While most of the turmoil of the 1980s has receded in the region, new
threats have emerged and must be addressed. The Army School of the
Americas continues to be an important support structure for many of the
region's fledgling democracies, particularly in fighting on the front
lines of the war on drugs. With all of the progress that has been made
in the region, it would be irresponsible to turn our backs while drug
traffickers and terrorists chip away at freedom and democracy in
Central and South America and continue to kill our children on our own
streets.
Recently, the Commander-in-Chief of the U.S. Southern Command General
Charles Wilhelm referred to the inter-American drug supply as the
greatest chemical weapons threat currently faced by the United States.
Every year, hundreds of billions of dollars worth of deadly, addictive
chemicals flow across our borders from Mexico and South America and end
up in the bodies of American citizens--many of them children. We must
have the School so that we may continue to train Spanish-speaking
soldiers and police to interdict drugs and eradicate them at their
source. Hundreds of thousands of Americans have died of the effects of
narcotics smuggled from without our hemisphere, yet the School's
opponents still seek to close this institution which is having a more
profound impact on inter-American drug trafficking than any other
military training facility in the world.
Opponents of the Army School suggest that it should be closed in the
interest of human rights. But whose human rights are we talking about?
Through its training programs, the School of the Americas protects the
human rights of Latin American citizens from both wayward military
officials and drug death squads (like the one that recently ambushed a
Colombian National Police scout team, killing them all). Furthermore,
the School protects U.S. human rights and interests by attacking the
drug crisis at its source and by maintaining peace and constructive
relations throughout the militaries of our region. The only humans
whose rights would be protected by closing the School are those of the
drug lords and criminals who are the enemies of democracy and the
murderers of our children and those of Latin America.
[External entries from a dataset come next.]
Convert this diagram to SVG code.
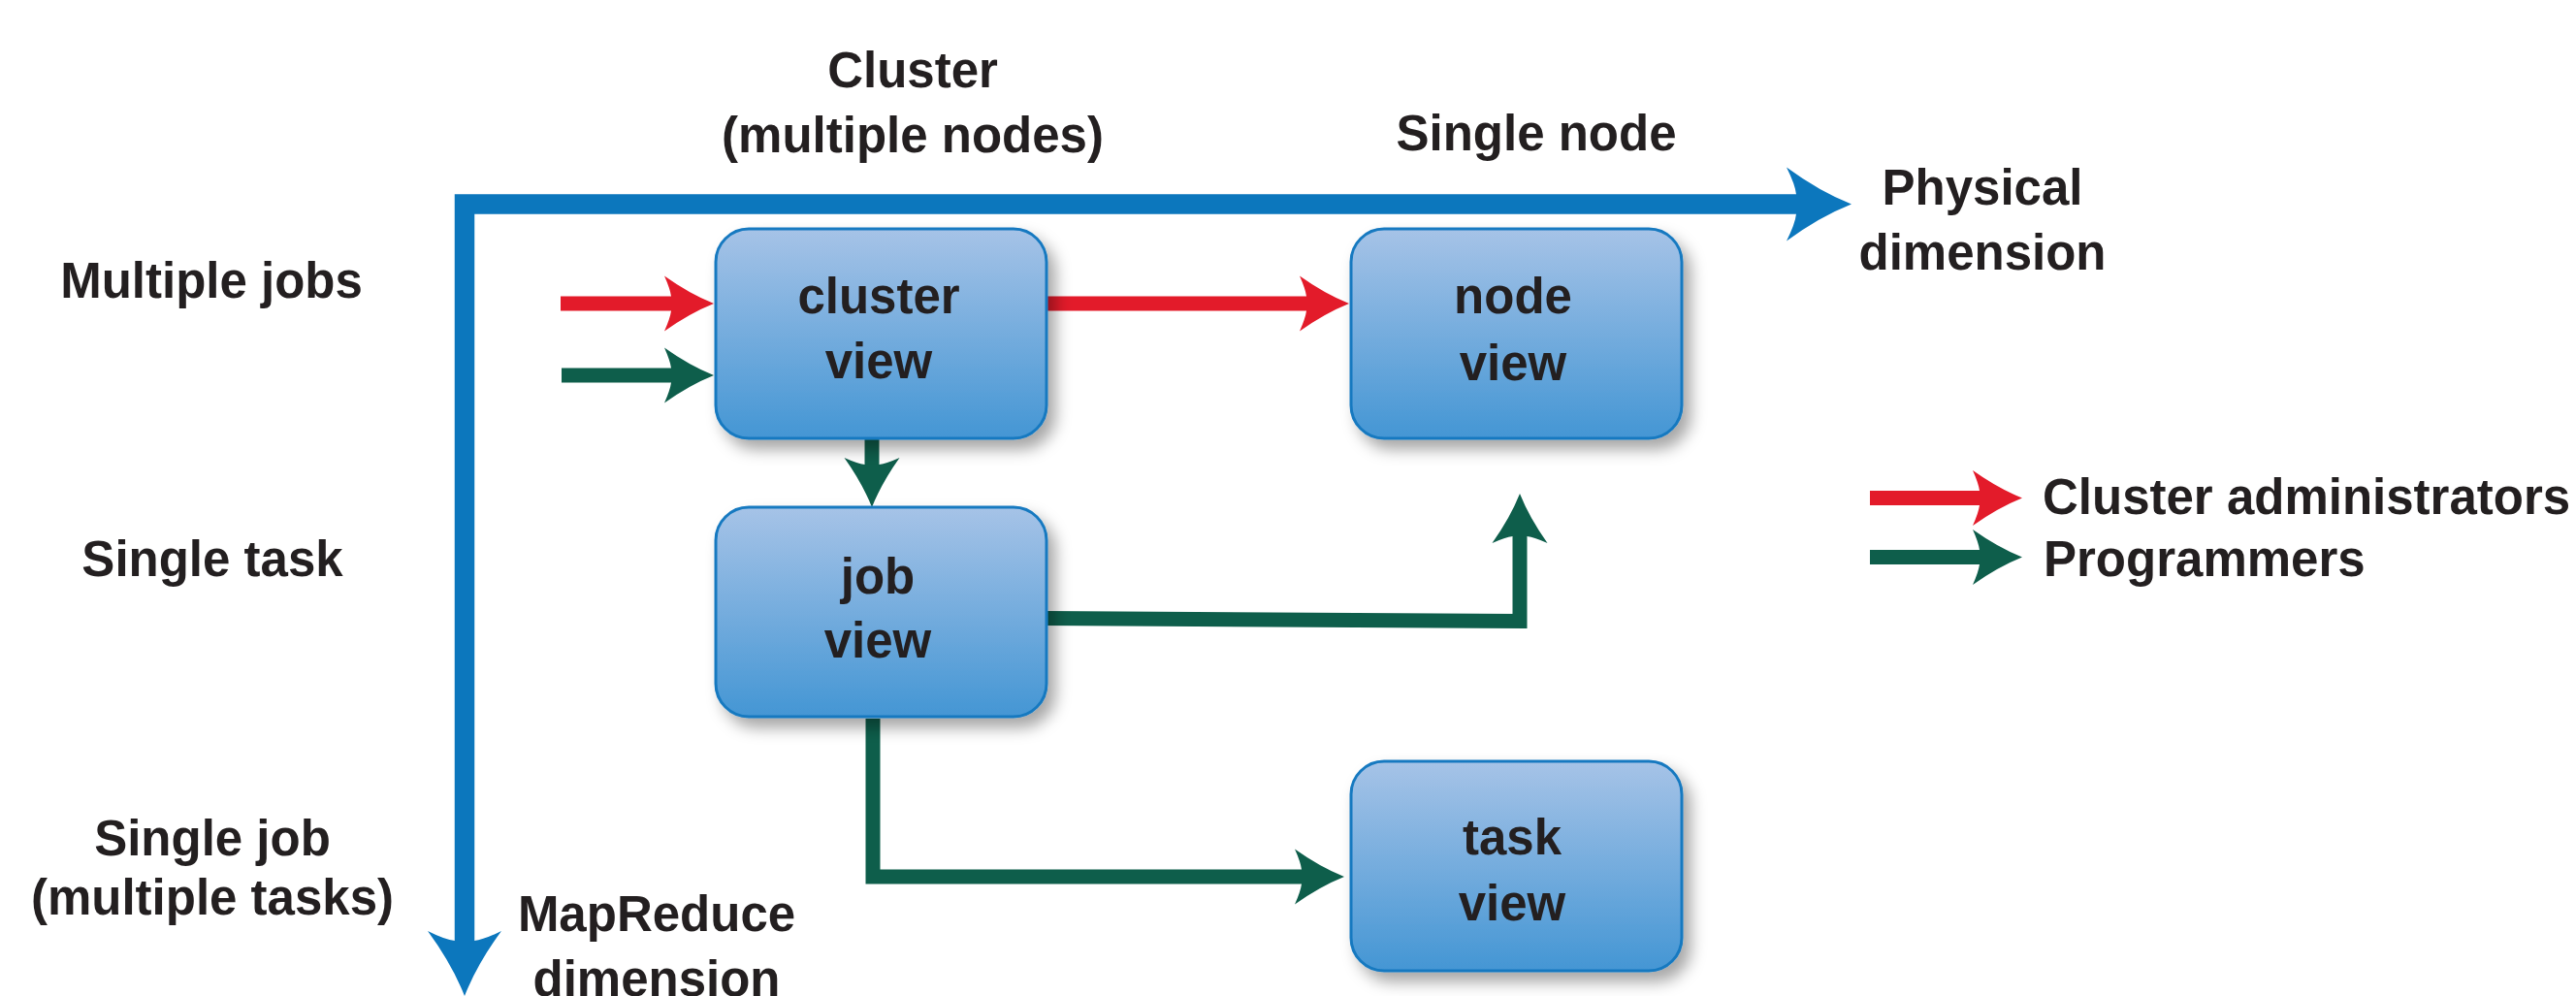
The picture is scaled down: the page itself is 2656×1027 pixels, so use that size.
<svg xmlns="http://www.w3.org/2000/svg" width="2656" height="1027" viewBox="0 0 2656 1027">
<defs>
<style>
.t{font-family:"Liberation Sans",Arial,Helvetica,sans-serif;font-weight:bold;font-size:51px;fill:#231f20}
.c{text-anchor:middle}
.box{fill:url(#g);stroke:#1679c0;stroke-width:3;filter:url(#sh)}
.red{fill:none;stroke:#e31b2a;stroke-width:15}
.grn{fill:none;stroke:#0e5e4b;stroke-width:15}
.blu{fill:none;stroke:#0c77bd;stroke-width:20.5;stroke-linejoin:miter}
</style>
<linearGradient id="g" x1="0" y1="0" x2="0" y2="1">
<stop offset="0" stop-color="#a6c3e7"/>
<stop offset="1" stop-color="#4496d4"/>
</linearGradient>
<filter id="sh" x="-20%" y="-20%" width="150%" height="150%">
<feDropShadow dx="8" dy="10" stdDeviation="8" flood-color="#000" flood-opacity="0.35"/>
</filter>
<marker id="hr" markerUnits="userSpaceOnUse" orient="auto" refX="0" refY="0" markerWidth="1" markerHeight="1" overflow="visible">
<path d="M44,0 Q19,-10 -7,-28.5 Q-1,-15 0,-7.5 L0,7.5 Q-1,15 -7,28.5 Q19,10 44,0 Z" fill="#e31b2a"/>
</marker>
<marker id="hg" markerUnits="userSpaceOnUse" orient="auto" refX="0" refY="0" markerWidth="1" markerHeight="1" overflow="visible">
<path d="M44,0 Q19,-10 -7,-28.5 Q-1,-15 0,-7.5 L0,7.5 Q-1,15 -7,28.5 Q19,10 44,0 Z" fill="#0e5e4b"/>
</marker>
<marker id="hb" markerUnits="userSpaceOnUse" orient="auto-start-reverse" refX="0" refY="0" markerWidth="1" markerHeight="1" overflow="visible">
<path d="M57,0 Q24,-13 -10,-38 Q-1,-20 0,-10 L0,10 Q-1,20 -10,38 Q24,13 57,0 Z" fill="#0c77bd"/>
</marker>
</defs>
<rect width="2656" height="1027" fill="#fff"/>

<g id="connectors">
<path class="blu" d="M479,970 L479,210.5 L1852,210.5" marker-start="url(#hb)" marker-end="url(#hb)"/>
<path class="red" d="M578,313 L692,313" marker-end="url(#hr)"/>
<path class="grn" d="M579,387 L692,387" marker-end="url(#hg)"/>
<path class="red" d="M1075,313 L1347,313" marker-end="url(#hr)"/>
<path class="grn" d="M899,452 L899,479" marker-end="url(#hg)"/>
<path class="grn" d="M1076,637.5 L1567,640.5 L1567,553" marker-end="url(#hg)"/>
<path class="grn" d="M900,741 L900,904 L1342,904" marker-end="url(#hg)"/>
<path class="red" d="M1928,513.5 L2041,513.5" marker-end="url(#hr)"/>
<path class="grn" d="M1928,574.5 L2041,574.5" marker-end="url(#hg)"/>
</g>

<g id="cluster-view">
<rect class="box" x="738" y="236" width="341" height="216" rx="34"/>
<text class="t c" x="906" y="323">cluster</text>
<text class="t c" x="906" y="390">view</text>
</g>
<g id="node-view">
<rect class="box" x="1393" y="236" width="341" height="216" rx="34"/>
<text class="t c" x="1560" y="323">node</text>
<text class="t c" x="1560" y="392">view</text>
</g>
<g id="job-view">
<rect class="box" x="738" y="523" width="341" height="216" rx="34"/>
<text class="t c" x="905" y="612">job</text>
<text class="t c" x="905" y="678">view</text>
</g>
<g id="task-view">
<rect class="box" x="1393" y="785" width="341" height="216" rx="34"/>
<text class="t c" x="1559" y="881">task</text>
<text class="t c" x="1559" y="949">view</text>
</g>

<g id="labels">
<text class="t c" x="941" y="90">Cluster</text>
<text class="t c" x="941" y="157">(multiple nodes)</text>
<text class="t c" x="1584" y="155">Single node</text>
<text class="t c" x="2044" y="211">Physical</text>
<text class="t c" x="2044" y="278">dimension</text>
<text class="t c" x="218" y="307">Multiple jobs</text>
<text class="t c" x="219" y="594">Single task</text>
<text class="t c" x="219" y="882">Single job</text>
<text class="t c" x="219" y="943">(multiple tasks)</text>
<text class="t c" x="677" y="960">MapReduce</text>
<text class="t c" x="677" y="1027">dimension</text>
</g>

<g id="legend">
<text class="t" x="2106" y="530">Cluster administrators</text>
<text class="t" x="2107" y="594">Programmers</text>
</g>
</svg>
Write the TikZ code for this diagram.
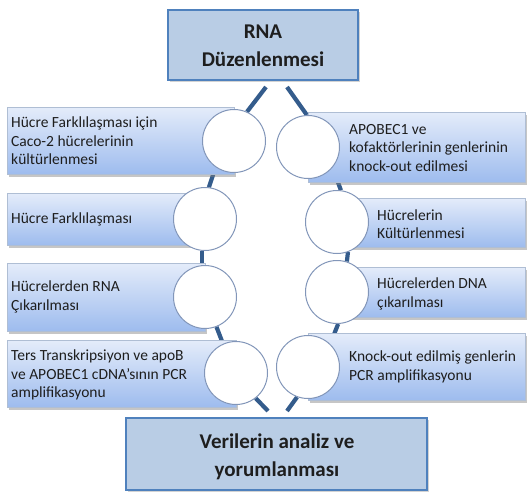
\documentclass[tikz,border=0pt]{standalone}
\usepackage{fontspec}
\setmainfont{Carlito}
\usetikzlibrary{shadows}
\pgfdeclarelayer{bg}
\pgfsetlayers{bg,main}
\definecolor{titlefill}{RGB}{185,205,229}
\definecolor{titledraw}{RGB}{79,129,189}
\definecolor{conncol}{RGB}{52,92,140}
\definecolor{boxtop}{RGB}{228,236,250}
\definecolor{boxbot}{RGB}{158,188,238}
\definecolor{boxdraw}{RGB}{175,190,212}
\definecolor{circdraw}{RGB}{130,150,185}
\definecolor{textcol}{RGB}{30,30,30}
\begin{document}
\begin{tikzpicture}[x=1pt,y=-1pt,
  titlebox/.style={rectangle, draw=titledraw, line width=2.2pt, fill=titlefill, inner sep=0,
    drop shadow={shadow xshift=1.5pt, shadow yshift=-2pt, opacity=0.35}},
  stepbox/.style={rectangle, draw=boxdraw, line width=0.6pt, top color=boxtop, bottom color=boxbot, inner sep=0,
    drop shadow={shadow xshift=1.5pt, shadow yshift=-2.5pt, opacity=0.45}},
  ring/.style={circle, draw=circdraw, line width=1pt, fill=white, minimum size=63pt, inner sep=0},
  conn/.style={draw=conncol, line width=4.2pt},
  lbl/.style={anchor=west, align=left, font=\fontsize{15.5}{18.5}\selectfont, text=textcol, inner sep=0},
  ttl/.style={align=center, font=\bfseries\fontsize{21}{28.5}\selectfont, text=textcol, inner sep=0}]
\useasboundingbox (0,0) rectangle (529,503);

% title boxes
\node[titlebox, minimum width=190pt, minimum height=70pt] (top) at (263,45) {};
\node[ttl] (toptext) at (263,46) {RNA\\Düzenlenmesi};
\node[titlebox, minimum width=301pt, minimum height=72pt] (bot) at (276.5,454) {};
\node[ttl] (bottext) at (277,457) {Verilerin analiz ve\\yorumlanması};

% left boxes
\node[stepbox, minimum width=227pt, minimum height=67pt] (L1b) at (120.5,140.5) {};
\node[stepbox, minimum width=198pt, minimum height=52pt] (L2b) at (106,219) {};
\node[stepbox, minimum width=198pt, minimum height=68pt] (L3b) at (106,297) {};
\node[stepbox, minimum width=229pt, minimum height=67pt] (L4b) at (121.5,373.5) {};
% right boxes
\node[stepbox, minimum width=217pt, minimum height=70pt] (R1b) at (416.5,147) {};
\node[stepbox, minimum width=188pt, minimum height=49pt] (R2b) at (431,222.5) {};
\node[stepbox, minimum width=188pt, minimum height=50pt] (R3b) at (431,292) {};
\node[stepbox, minimum width=217pt, minimum height=67pt] (R4b) at (416.5,366.5) {};

% labels
\node[lbl] (L1t) at (11,141) {Hücre Farklılaşması için\\Caco-2 hücrelerinin\\kültürlenmesi};
\node[lbl] (L2t) at (11,219) {Hücre Farklılaşması};
\node[lbl] (L3t) at (11,297) {Hücrelerden RNA\\Çıkarılması};
\node[lbl] (L4t) at (11,375) {Ters Transkripsiyon ve apoB\\ve APOBEC1 cDNA'sının PCR\\amplifikasyonu};
\node[lbl] (R1t) at (349,148) {APOBEC1 ve\\kofaktörlerinin genlerinin\\knock-out edilmesi};
\node[lbl] (R2t) at (377,224) {Hücrelerin\\Kültürlenmesi};
\node[lbl] (R3t) at (377,294) {Hücrelerden DNA\\çıkarılması};
\node[lbl] (R4t) at (349,367) {Knock-out edilmiş genlerin\\PCR amplifikasyonu};

% circles
\node[ring] (L1) at (234,141) {};
\node[ring] (L2) at (205,219) {};
\node[ring] (L3) at (205,297) {};
\node[ring] (L4) at (236,373) {};
\node[ring] (R1) at (308,147) {};
\node[ring] (R2) at (337,222) {};
\node[ring] (R3) at (337,292) {};
\node[ring] (R4) at (308,367) {};

\coordinate (tl) at (266,87);
\coordinate (tr) at (287,87);
\coordinate (bl) at (268,411);
\coordinate (br) at (287,411);

\begin{pgfonlayer}{bg}
\draw[conn] (tl) -- (L1.66);
\draw[conn] (L1.235) -- (L2.83);
\draw[conn] (L2.265) -- (L3.95);
\draw[conn] (L3.291) -- (L4.114);
\draw[conn] (L4.308) -- (bl);
\draw[conn] (tr) -- (R1.92);
\draw[conn] (R1.320) -- (R2.83);
\draw[conn] (R2.290) -- (R3.72);
\draw[conn] (R3.272) -- (R4.46);
\draw[conn] (R4.250) -- (br);
\end{pgfonlayer}
\end{tikzpicture}
\end{document}
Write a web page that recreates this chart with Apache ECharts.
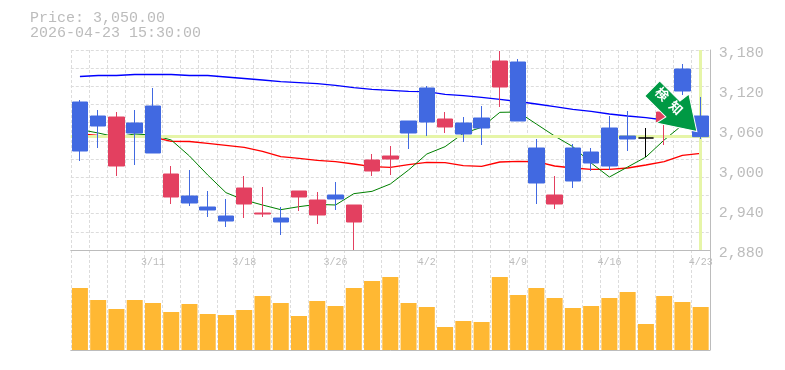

Ironically, the School's closing would eliminate the opportunity for
Latin America soldiers to study democracy and human rights. Not only
are such courses unavailable at other nations' military training
facilities, they are not even offered at other U.S. Department of
Defense schools. The School's critics seem to be suggesting that the
best way to effect a better understanding of human rights and democracy
in Latin American militaries is to close down the only facility
providing Latin American soldiers and police with training in democracy
and human rights. I respectfully disagree.